By Tiffany Ran
Northwest Asian Weekly
We live in a time when films like the recently released “Burnt” and “Chef” (2014) project the glory of chefs and the culinary profession to the yelping masses, but “East Side Sushi” is not that. Protagonist Juana is a single mother struggling to support her daughter with menial jobs as a gym custodian and helping her widowed father operate a fruit stand in their native Oakland, Calif. While closing up the fruit stand for her father, she is robbed at gunpoint and, shortly thereafter, she stumbles upon a “Help Wanted” sign at Osaka Sushi in downtown Oakland.
Juana is hired as a dishwasher and prep cook at Osaka Sushi, but it’s the magic behind the sushi bar that draws her in. She observes, fumbles, and struggles to push through the boundaries that prevent her from becoming a sushi chef. For one, Juana is not the Gordon Ramsey-inspired archetype with a brigade that follows her lead. Instead, Juana is a Latina single mother trying to prove herself to a stern set of Japanese sushi chefs who do not accept women behind the sushi bar. She must prove that she is worthy despite little knowledge of the cuisine and an apparent inability to handle chopsticks.

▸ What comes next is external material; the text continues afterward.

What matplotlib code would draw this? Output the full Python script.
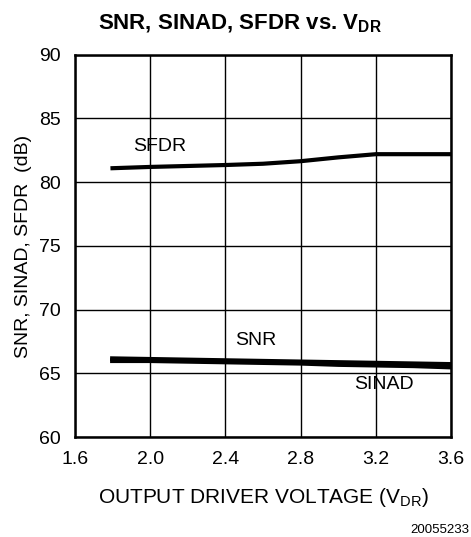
import matplotlib.pyplot as plt
import numpy as np

plt.rcParams['font.family'] = ['Liberation Sans', 'DejaVu Sans']

# values
vdr = [1.8, 2.0, 2.4, 2.6, 2.8, 3.0, 3.2, 3.4, 3.6]
sfdr = [81.1, 81.2, 81.35, 81.45, 81.65, 81.95, 82.2, 82.2, 82.2]
snr = [66.15, 66.1, 66.0, 65.95, 65.9, 65.85, 65.8, 65.75, 65.7]
sinad = [66.0, 66.0, 65.9, 65.85, 65.8, 65.7, 65.65, 65.6, 65.5]

x_ticks = [1.6, 2.0, 2.4, 2.8, 3.2, 3.6]
y_ticks = [60, 65, 70, 75, 80, 85, 90]

fig = plt.figure(figsize=(4.71, 5.37), dpi=100)
ax = fig.add_axes([0.159, 0.186, 0.799, 0.712])

ax.plot(vdr, sfdr, color='black', lw=3)
ax.plot(vdr, snr, color='black', lw=3.5)
ax.plot(vdr, sinad, color='black', lw=3.5)

ax.text(2.05, 82.8, 'SFDR', ha='center', va='center', fontsize=14)
ax.text(2.56, 67.6, 'SNR', ha='center', va='center', fontsize=14)
ax.text(3.24, 64.1, 'SINAD', ha='center', va='center', fontsize=14)

ax.set_xlim(1.6, 3.6)
ax.set_ylim(60, 90)
ax.set_xticks(x_ticks)
ax.set_xticklabels([f'{v:.1f}' for v in x_ticks])
ax.set_yticks(y_ticks)
ax.tick_params(axis='x', length=0, labelsize=14, pad=10)
ax.tick_params(axis='y', length=0, labelsize=14, pad=10)
ax.grid(True, color='black', lw=1)
for s in ax.spines.values():
    s.set_linewidth(1.8)

ax.set_ylabel('SNR, SINAD, SFDR  (dB)', fontsize=14, labelpad=5)
ax.set_xlabel('OUTPUT DRIVER VOLTAGE (V$_{\\mathregular{DR}}$)', fontsize=15, labelpad=13)
fig.text(0.51, 0.955, 'SNR, SINAD, SFDR vs. V$_{\\mathregular{DR}}$', ha='center', va='center',
         fontsize=16, fontweight='bold')
fig.text(0.997, 0.013, '20055233', ha='right', va='center', fontsize=9.5)

fig.savefig('out.png', dpi=100)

After demonstrating impressive knife skills, sushi chef Aki eventually shows Juana how to handle fish.
Juana begins preparing basic rolls for the restaurant on its busy days, even creating some of the restaurant’s most popular rolls. Despite her growing passion to excel in sushi making, Juana faces doubt not only from Osaka’s sushi chefs, but from her father, who pushes her to work with more familiar food at a taqueria.
Restaurant owner Mr. Yoshida discovers Juana’s new role at the restaurant and forbids her from handling fish, saying, “You want to be a sushi chef? You go try another restaurant, not here. It is not a job for you.”
The film questions the struggle to maintain traditions or authenticity, which tugs on the perception of who could and should be cooking our food. East Side Sushi is shot in urban Oakland, but its diversity and the conflicts that arise in the film is a much needed, more accurate portrayal of subtle conflicts that arise in a diversifying restaurant scene not unlike Seattle where Chinese restaurants staff Latino cooks, Koreans own Cajun restaurants, and American chefs embrace Korean food.
East Side Sushi is director Anthony Lucero’s first feature debut. Lucero’s previous film work includes creating visual effects on blockbusters like “Iron Man”, “Star Wars Episode II”, and “Pirates of the Caribbean”. But East Side draws from Lucero’s background as a documentary filmmaker, blending bittersweet slice-of-life developments between Juana and her family with a behind-the-scenes look at sushi-making that blends the food porn-dusted struggles and charming feel-good themes of “Ramen Girl” (2008) and Real Women Have Curves (2002).
More important, “East Side Sushi” is far removed from its foodie film counterparts. But perhaps for that reason, the film is relevant as it speaks to a wider audience, anyone who has been told for any reason, “This is not the place for you.” (end)
“East Side Sushi” opens in Seattle on Nov. 13 at Sundance Cinemas and on Nov. 14 at Ark Lodge Cinema.